Moreover, in this perspective narration is considered to be a fundamental
practice in problem solving[19].
2.
Empathic readings
In lights of the above mentioned
theories, it can be affirmed that literary texts are complex devices involving
the participation of readers in the meaning-making process and that reading
allows empathy and embodied simulation, just as real life situations. On the
basis of these arguments, the paper aims at highlighting which elements have a
greater appeal on readers in order to foster empathy and identification. In the
hypothesis that I now demonstrate through a case study, two elements increase
fictional empathy: the description of physical movements and the use of
internal focalization.
As already claimed, the body is the
means through which we perceive the external world and understand other people,
because neural simulation actually corresponds to a bodily simulation of
actions. When we read a novel or any kind of fictional texts, we are in the
presence of characters who act, move, think and feel like real individuals and
with whom readers interact as if they were real. For this reason, it is
possible to claim that the presence of physical actions and the description of
movements made by characters activate a stronger simulation in readers, thanks
to the trigger of the sensory-motor system, so that they can share actions and
feelings with fictional characters. Thanks to movement descriptions readers
empathize with characters and are directly immersed in the fictional world
created by the mind of the author. I would like to quote Stefan Zweig’s Twenty-four
Hours in the Life of a Woman, a story published in 1927. In this text,
there are several passages focusing on hand movements, for example:
[…] his face graphically and with
terrible clarity illustrated that tension between pleasure and torment. His
hands, those beautiful, nervous, slender-jointed hands, instinctively began to
turn into preying, hunting, fleeing animal creatures again, just as they did at
the gaming table. As he spoke I saw him trembling, beginning at the wrists,
arching and clenching into fists, then opening up to intertwine their fingers
once more. […] I could see his fingers pouncing on the jewels and swiftly
stowing them away in the hollow of his clenched hand.[20]
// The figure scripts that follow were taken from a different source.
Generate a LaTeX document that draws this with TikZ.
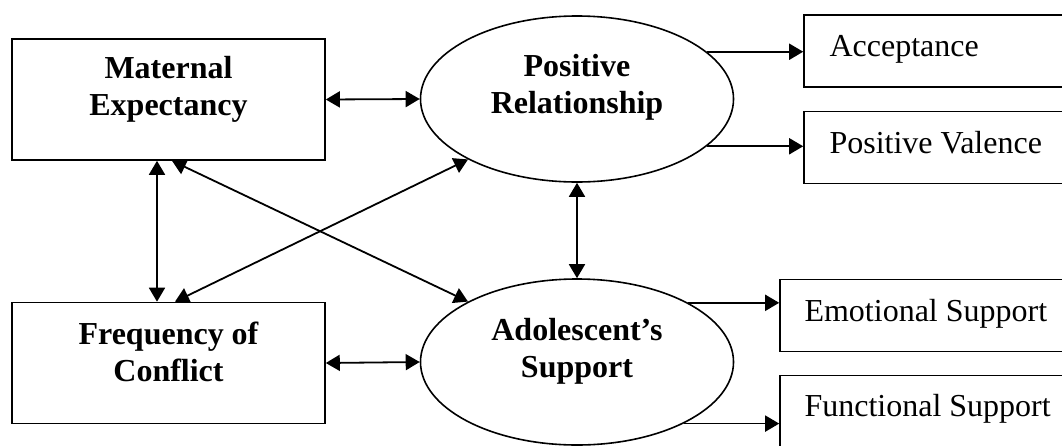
\documentclass[tikz,border=0pt]{standalone}
\usepackage{fontspec}
\setmainfont{Liberation Serif}
\usetikzlibrary{arrows.meta,shapes.geometric,calc}
\tikzset{
  varbox/.style={rectangle,draw,line width=1.6pt,minimum width=313pt,minimum height=121pt},
  latent/.style={ellipse,draw,line width=1.6pt,minimum width=313pt,minimum height=166pt},
  itembox/.style={rectangle,draw,line width=1.6pt,minimum width=320pt,minimum height=72pt},
  boldtext/.style={font=\fontsize{32}{37}\selectfont\bfseries,align=center},
  itemtext/.style={font=\fontsize{32}{37}\selectfont,anchor=base west},
  link/.style={line width=1.8pt,-{Triangle[length=14pt,width=16pt]}},
  dlink/.style={line width=1.8pt,{Triangle[length=14pt,width=16pt]}-{Triangle[length=14pt,width=16pt]}},
}
\begin{document}
\begin{tikzpicture}[x=1pt,y=-1pt]
      \useasboundingbox (0,0) rectangle (1062,445);
      \clip (0,0) rectangle (1062,445);
      \node[varbox] (me) at (168.5,99.5) {};
      \node[varbox] (fc) at (168.5,363) {};
      \node[latent] (pr) at (577,99) {};
      \node[latent] (as) at (577,362) {};
      \node[itembox] (acc) at (964,51) {};
      \node[itembox] (pv) at (964,147.5) {};
      \node[itembox] (es) at (940,315.5) {};
      \node[itembox] (fs) at (940,411.5) {};

      \node[boldtext] (me-text) at (168.5,89) {Maternal\\Expectancy};
      \node[boldtext] (fc-text) at (168.5,352) {Frequency of\\Conflict};
      \node[boldtext] (pr-text) at (577,87) {Positive\\Relationship};
      \node[boldtext] (as-text) at (577,351) {Adolescent’s\\Support};
      \node[itemtext] (acc-text) at (826,56) {Acceptance};
      \node[itemtext] (pv-text) at (826,153) {Positive Valence};
      \node[itemtext] (es-text) at (801,321) {Emotional Support};
      \node[itemtext] (fs-text) at (801,416) {Functional Support};

      \draw[dlink] (me.east) -- (pr.west);
      \draw[dlink] (fc.east) -- (as.west);
      \draw[dlink] ($(me.south)+(-11.5,0)$) -- ($(fc.north)+(-11.5,0)$);
      \draw[dlink] ($(me.south)+(3.5,0)$) -- (as.151);
      \draw[dlink] ($(fc.north)+(6.5,0)$) -- (pr.209);
      \draw[dlink] (pr.south) -- (as.north);
      \draw[link] (pr.20) -- (pr.20 -| acc.west);
      \draw[link] (pr.-20) -- (pr.-20 -| pv.west);
      \draw[link] (as.28) -- (as.28 -| es.west);
      \draw[link] (as.-30) -- (as.-30 -| fs.west);
\end{tikzpicture}
\end{document}
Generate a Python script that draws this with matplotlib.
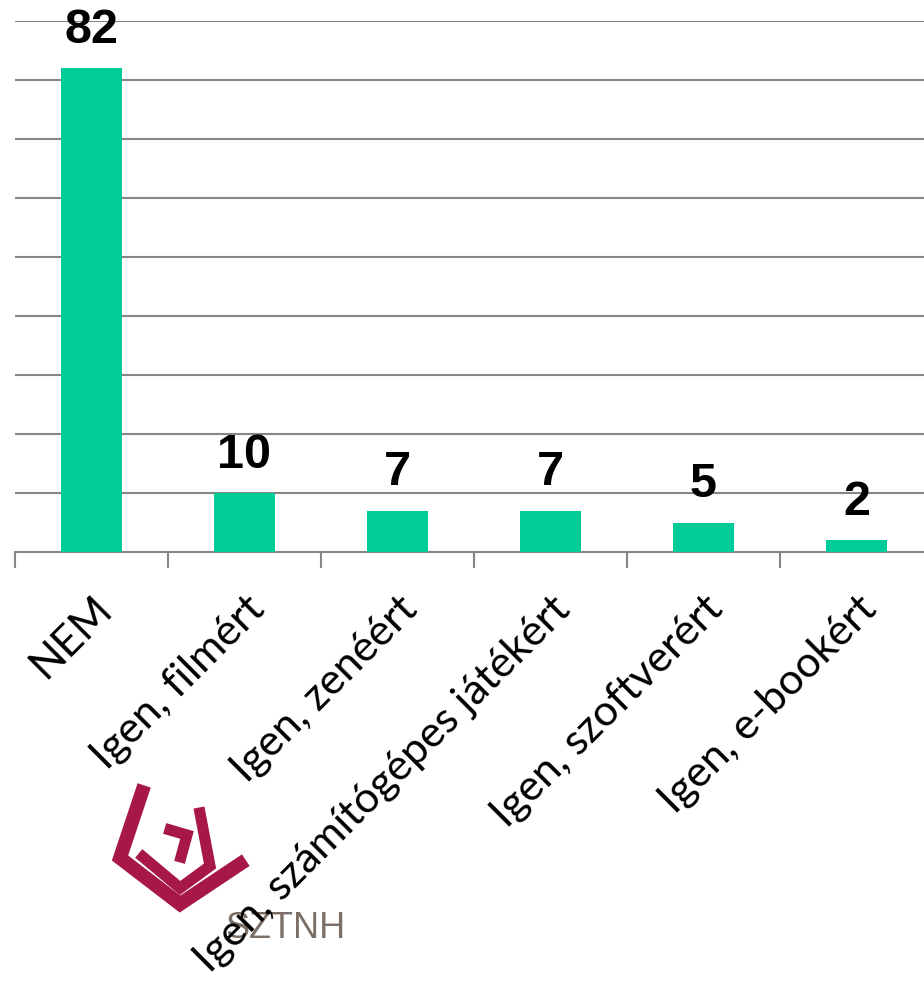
import matplotlib
matplotlib.use('Agg')
import matplotlib.pyplot as plt
from matplotlib.lines import Line2D

categories = ['NEM', 'Igen, filmért', 'Igen, zenéért', 'Igen, számítógépes játékért',
              'Igen, szoftverért', 'Igen, e-bookért']
values = [82, 10, 7, 7, 5, 2]

bar_color = '#00CC99'
grid_color = '#868686'

fig = plt.figure(figsize=(9.24, 9.91), dpi=100)
W, H = 924, 991
ax = fig.add_axes([15 / W, (H - 552) / H, 918 / W, (552 - 21) / H])

x = range(len(categories))
ax.bar(x, values, width=0.4, color=bar_color, zorder=3)
for i, v in enumerate(values):
    ax.annotate(str(v), (i, v), xytext=(0, 11), textcoords='offset points',
                ha='center', va='bottom', fontsize=35, fontweight='bold',
                family='Liberation Sans', annotation_clip=False)

ax.set_xlim(-0.5, len(categories) - 0.5)
ax.set_ylim(0, 90)
ax.set_yticks(range(10, 91, 10))
ax.yaxis.grid(True, color=grid_color, linewidth=1.5)
ax.tick_params(axis='y', left=False, labelleft=False)

ax.set_xticks(list(x))
ax.set_xticklabels(categories, rotation=45, ha='right', rotation_mode='anchor',
                   fontsize=31, family='Lato')
ax.tick_params(axis='x', which='major', length=0, pad=27)
ax.set_xticks([i - 0.5 for i in range(len(categories) + 1)], minor=True)
ax.tick_params(axis='x', which='minor', length=11.5, width=1.5, color=grid_color)

for side in ['top', 'right', 'left']:
    ax.spines[side].set_visible(False)
ax.spines['bottom'].set_color(grid_color)
ax.spines['bottom'].set_linewidth(1.5)

# SZTNH logo
logo = '#A8174A'
def px(xs, ys):
    return [a / W for a in xs], [1 - b / H for b in ys]

for xs, ys, lw in [([142, 120, 180, 240], [792, 858, 904, 864], 10),
                   ([143, 180, 210, 200], [857, 888, 866, 813], 8),
                   ([170, 187, 181], [830, 835, 857], 8)]:
    fx, fy = px(xs, ys)
    fig.add_artist(Line2D(fx, fy, color=logo, linewidth=lw, solid_joinstyle='miter',
                          zorder=-1))
fig.text(225 / W, 1 - 929 / H, 'SZTNH', color='#7a6e66', fontsize=26,
         family='Liberation Sans', va='center', ha='left', zorder=-1)

fig.savefig('out.png', dpi=100)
In the quoted passage the feeling of a
young man are conveyed through his movements, so that readers perfectly
understand what he feels by following his gestures and empathizing with him.
Moreover, although unaware and
unconscious of the mirror neuron system, the author himself seems to give the
explanation of the mirror mechanism through one of the characters. In the
following passage, the main character, Mrs C., observes the above mentioned
young man moving and states: «I felt it all as clearly as if my own fingers
were rummaging desperately for a coin in the pockets and folds of my creased
garments»[21]. So the lady is in an
unconscious way led to simulate the young man’s fingers movement as if she was
directly moving herself. Of course Stefan Zweig could not know modern cognitive
science but, as a sensitive human being, and writer, he had already understood
the empathetic mechanism inherent to humans, thus also demonstrating the
important role played by literature in the representation of complex cerebral
processes. This passage exploits the description of gestures, and consequently
fosters empathy: according to the discoveries concerning mirror neurons and their
role in literature, it can be hypothesized that readers identify with the boy
replicating the nervous movement of his hands. In fact, as Mrs C., readers are
in the position of “looking” through the mind’s eyes at the boy, simulating the
several actions accomplished by him, and understanding what is going on,
because of the emotions shared through gestures, such as anguish and worry for
the situation he is experiencing.
The mechanism of embodied simulation
activates thanks to the relationships between fictional characters and readers.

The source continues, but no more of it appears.